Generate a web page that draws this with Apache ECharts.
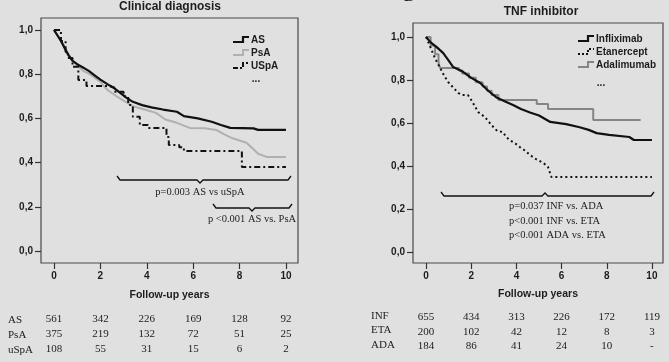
<!DOCTYPE html>
<html><head><meta charset="utf-8">
<script src="https://cdn.jsdelivr.net/npm/echarts@6/dist/echarts.min.js"></script>
<style>html,body{margin:0;padding:0;background:#e0e0e0;}#c{width:669px;height:362px;}</style>
</head><body><div id="c"></div>
<script>
// ---- Data (time in years, survival proportion) ----
var xTicks = [0, 2, 4, 6, 8, 10];
var yTicks = [0, 0.2, 0.4, 0.6, 0.8, 1.0];

var AS = [[0,1],[0.15,0.975],[0.3,0.95],[0.45,0.92],[0.6,0.89],[0.8,0.86],[1.0,0.845],[1.25,0.83],[1.5,0.815],[1.75,0.795],[2.0,0.775],[2.3,0.755],[2.55,0.74],[2.8,0.72],[3.1,0.695],[3.4,0.675],[3.8,0.66],[4.2,0.65],[4.7,0.64],[5.3,0.63],[5.6,0.61],[6.2,0.6],[6.8,0.585],[7.2,0.57],[7.6,0.557],[8.6,0.555],[8.8,0.548],[10,0.548]];
var PsA = [[0,1],[0.2,0.97],[0.35,0.945],[0.55,0.905],[0.75,0.87],[1.0,0.84],[1.25,0.815],[1.55,0.8],[2.0,0.765],[2.2,0.74],[2.35,0.725],[2.7,0.70],[3.0,0.68],[3.4,0.655],[3.9,0.64],[4.4,0.625],[4.8,0.595],[5.3,0.58],[5.85,0.557],[6.5,0.555],[7.0,0.548],[7.3,0.53],[7.7,0.51],[8.3,0.49],[8.6,0.46],[8.8,0.44],[9.2,0.425],[10,0.425]];
var uSpA = [[0,1],[0.3,0.95],[0.5,0.9],[0.6,0.873],[0.8,0.833],[1.05,0.774],[1.4,0.747],[2.35,0.74],[2.6,0.72],[3.0,0.70],[3.2,0.66],[3.4,0.607],[3.7,0.57],[4.05,0.557],[4.85,0.516],[4.95,0.48],[5.4,0.47],[5.6,0.453],[8.1,0.38],[10,0.38]];

var INF = [[0,1],[0.2,0.975],[0.47,0.953],[0.76,0.925],[1.0,0.89],[1.2,0.86],[1.65,0.837],[2.0,0.81],[2.4,0.786],[2.75,0.75],[3.1,0.72],[3.5,0.70],[3.85,0.684],[4.2,0.665],[4.6,0.649],[5.0,0.635],[5.5,0.605],[6.2,0.595],[6.8,0.58],[7.2,0.568],[7.55,0.553],[8.1,0.545],[9.0,0.535],[9.2,0.521],[10,0.521]];
var ETA = [[0,1],[0.2,0.95],[0.4,0.9],[0.62,0.856],[0.8,0.82],[0.98,0.79],[1.2,0.765],[1.42,0.74],[1.6,0.73],[1.85,0.73],[2.0,0.707],[2.15,0.68],[2.3,0.651],[2.6,0.628],[2.9,0.59],[3.15,0.563],[3.4,0.558],[3.55,0.535],[3.7,0.521],[3.95,0.505],[4.15,0.488],[4.4,0.47],[4.6,0.451],[4.9,0.43],[5.2,0.414],[5.4,0.395],[5.55,0.349],[10,0.349]];
var ADA = [[0,1],[0.2,0.96],[0.4,0.92],[0.55,0.88],[0.62,0.856],[1.45,0.845],[1.6,0.83],[1.9,0.81],[2.2,0.79],[2.5,0.77],[2.7,0.75],[2.9,0.73],[3.2,0.707],[4.9,0.688],[5.4,0.665],[7.4,0.614],[9.5,0.614]];

// Numbers at risk
var riskLeftLabels = ['AS', 'PsA', 'uSpA'];
var riskAS   = [561, 342, 226, 169, 128, 92];
var riskPsA  = [375, 219, 132, 72, 51, 25];
var riskUSpA = [108, 55, 31, 15, 6, 2];
var riskRightLabels = ['INF', 'ETA', 'ADA'];
var riskINF = [655, 434, 313, 226, 172, 119];
var riskETA = [200, 102, 42, 12, 8, 3];
var riskADA = [184, 86, 41, 24, 10, '-'];

var leftTitle = 'Clinical diagnosis';
var rightTitle = 'TNF inhibitor';
var xName = 'Follow-up years';
var leftNotes = ['p=0.003 AS vs uSpA', 'p <0.001 AS vs. PsA'];
var rightNotes = ['p=0.037 INF vs. ADA', 'p<0.001 INF vs. ETA', 'p<0.001 ADA vs. ETA'];

// ---- Chart ----
var chart = echarts.init(document.getElementById('c'), null, {renderer: 'canvas'});
var SANS = 'Arial, "Liberation Sans", Helvetica, sans-serif';
var SERIF = '"Times New Roman", "Liberation Serif", serif';
var TXT = '#1c1c1c';

// axis ranges extend beyond the data area (SPSS-style frame)
var LX = [-0.56, 10.52], LY = [-0.054, 1.054];
var RX = [-0.58, 10.49], RY = [-0.051, 1.065];

function mainX(gi, rng, gap) {
  return {type: 'value', gridIndex: gi, min: rng[0], max: rng[1],
    axisLine: {show: false, onZero: false}, splitLine: {show: false},
    axisTick: {show: true, length: 6, customValues: xTicks, lineStyle: {color: '#333', width: 1.2}},
    axisLabel: {margin: 8, customValues: xTicks, fontFamily: SANS, fontWeight: 'bold', fontSize: 10, color: TXT},
    name: xName, nameLocation: 'middle', nameGap: gap,
    nameTextStyle: {fontFamily: SANS, fontWeight: 'bold', fontSize: 10.5, color: TXT}};
}
function riskX(gi, rng, off, arr) {
  return {type: 'value', gridIndex: gi, min: rng[0], max: rng[1], offset: off, position: 'bottom',
    axisLine: {show: false, onZero: false}, axisTick: {show: false}, splitLine: {show: false},
    axisLabel: {margin: 0, customValues: xTicks, fontFamily: SERIF, fontSize: 11, color: TXT, verticalAlign: 'top',
      formatter: function (v) { return String(arr[Math.round(v / 2)]); }}};
}
function mainY(gi, rng) {
  return {type: 'value', gridIndex: gi, min: rng[0], max: rng[1],
    axisLine: {show: false, onZero: false}, splitLine: {show: false},
    axisTick: {show: true, length: 6, customValues: yTicks, lineStyle: {color: '#333', width: 1.2}},
    axisLabel: {margin: 8, customValues: yTicks, fontFamily: SANS, fontWeight: 'bold', fontSize: 10, color: TXT,
      formatter: function (v) { return v.toFixed(1).replace('.', ','); }}};
}

function ser(name, data, xi, yi, color, width, type, step) {
  return {name: name, type: 'line', step: step, data: data, xAxisIndex: xi, yAxisIndex: yi,
    showSymbol: false, symbol: 'none', silent: true, animation: false,
    lineStyle: {color: color, width: width, type: type}};
}

function brace(x1, x2, xm, yEnd, yLine, yTip) {
  return {type: 'polyline', silent: true,
    shape: {points: [[x1, yEnd], [x1 + 3, yLine], [xm - 3, yLine], [xm, yTip], [xm + 3, yLine], [x2 - 3, yLine], [x2, yEnd]]},
    style: {stroke: '#111', lineWidth: 1.3, fill: null}};
}
function legendItem(x, y, label, color, dash, width) {
  return [{type: 'polyline', silent: true,
    shape: {points: [[x, y + 2], [x + 10, y + 2], [x + 10, y - 3], [x + 16, y - 3]]},
    style: {stroke: color, lineWidth: width, fill: null, lineDash: dash}},
    {type: 'text', silent: true, x: x + 18, y: y, style: {text: label, font: 'bold 10px ' + SANS, fill: TXT, textVerticalAlign: 'middle'}}];
}
function txt(x, y, s, align, font) {
  return {type: 'text', silent: true, x: x, y: y,
    style: {text: s, font: font, fill: TXT, textAlign: align, textVerticalAlign: 'middle'}};
}

var graphics = [];
graphics = graphics.concat(legendItem(233, 40, 'AS', '#111', null, 2.2));
graphics = graphics.concat(legendItem(233, 53, 'PsA', '#b0b0b0', null, 2));
graphics = graphics.concat(legendItem(233, 66, 'USpA', '#111', [5, 2, 2, 2], 2));
graphics.push(txt(256, 79, '...', 'center', 'bold 10px ' + SANS));
graphics = graphics.concat(legendItem(578, 39, 'Infliximab', '#111', null, 2.2));
graphics = graphics.concat(legendItem(578, 52, 'Etanercept', '#111', [2, 2], 2));
graphics = graphics.concat(legendItem(578, 65, 'Adalimumab', '#858585', null, 2));
graphics.push(txt(601, 83, '...', 'center', 'bold 10px ' + SANS));
graphics.push(brace(117, 291, 200, 176, 180, 183));
graphics.push(txt(200, 192, leftNotes[0], 'center', '10.5px ' + SERIF));
graphics.push(brace(213, 292, 252, 204, 208, 211));
graphics.push(txt(252, 219, leftNotes[1], 'center', '10.5px ' + SERIF));
graphics.push(brace(441, 654, 545, 192, 196, 193));
graphics.push(txt(509, 206, rightNotes[0], 'left', '10.5px ' + SERIF));
graphics.push(txt(509, 221, rightNotes[1], 'left', '10.5px ' + SERIF));
graphics.push(txt(509, 235, rightNotes[2], 'left', '10.5px ' + SERIF));
for (var i = 0; i < 3; i++) {
  graphics.push(txt(8, 320 + i * 15, riskLeftLabels[i], 'left', '11px ' + SERIF));
  graphics.push(txt(371, 316 + i * 14.5, riskRightLabels[i], 'left', '11px ' + SERIF));
}
graphics.push({type: 'text', silent: true, x: 404, y: -10, style: {text: 'B', font: 'bold 15px ' + SERIF, fill: TXT}});

var option = {
  backgroundColor: '#e0e0e0',
  animation: false,
  title: [
    {text: leftTitle, left: 170, top: 1, padding: 0, textAlign: 'center',
      textStyle: {fontFamily: SANS, fontWeight: 'bold', fontSize: 12, color: TXT}},
    {text: rightTitle, left: 541, top: 6, padding: 0, textAlign: 'center',
      textStyle: {fontFamily: SANS, fontWeight: 'bold', fontSize: 12, color: TXT}}
  ],
  grid: [
    {left: 41, top: 18, width: 257, height: 245, show: true, borderColor: '#4a4a4a', borderWidth: 1.2, backgroundColor: 'transparent'},
    {left: 413, top: 23, width: 250, height: 240, show: true, borderColor: '#4a4a4a', borderWidth: 1.2, backgroundColor: 'transparent'}
  ],
  xAxis: [
    mainX(0, LX, 27), mainX(1, RX, 26),
    riskX(0, LX, 51, riskAS), riskX(0, LX, 66, riskPsA), riskX(0, LX, 81, riskUSpA),
    riskX(1, RX, 49, riskINF), riskX(1, RX, 63.5, riskETA), riskX(1, RX, 78, riskADA)
  ],
  yAxis: [mainY(0, LY), mainY(1, RY)],
  series: [
    ser('PsA', PsA, 0, 0, '#b0b0b0', 2, 'solid', false),
    ser('AS', AS, 0, 0, '#111111', 2.2, 'solid', false),
    ser('uSpA', uSpA, 0, 0, '#111111', 2, [6, 3, 2, 3], 'end'),
    ser('Adalimumab', ADA, 1, 1, '#858585', 2, 'solid', 'end'),
    ser('Etanercept', ETA, 1, 1, '#111111', 2, [2, 3], false),
    ser('Infliximab', INF, 1, 1, '#111111', 2.2, 'solid', false)
  ],
  graphic: graphics
};
chart.setOption(option);
</script>
</body></html>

Required work ::
Please restate the material above line by line, exactly, beginning at its first line and ending with the line that contains "var yTicks = [0, 0.2, 0.4, 0.6, 0.8, 1.0];", without any pictures.

Expected answer ::
Generate a web page that draws this with Apache ECharts.
<!DOCTYPE html>
<html><head><meta charset="utf-8">
<script src="https://cdn.jsdelivr.net/npm/echarts@6/dist/echarts.min.js"></script>
<style>html,body{margin:0;padding:0;background:#e0e0e0;}#c{width:669px;height:362px;}</style>
</head><body><div id="c"></div>
<script>
// ---- Data (time in years, survival proportion) ----
var xTicks = [0, 2, 4, 6, 8, 10];
var yTicks = [0, 0.2, 0.4, 0.6, 0.8, 1.0];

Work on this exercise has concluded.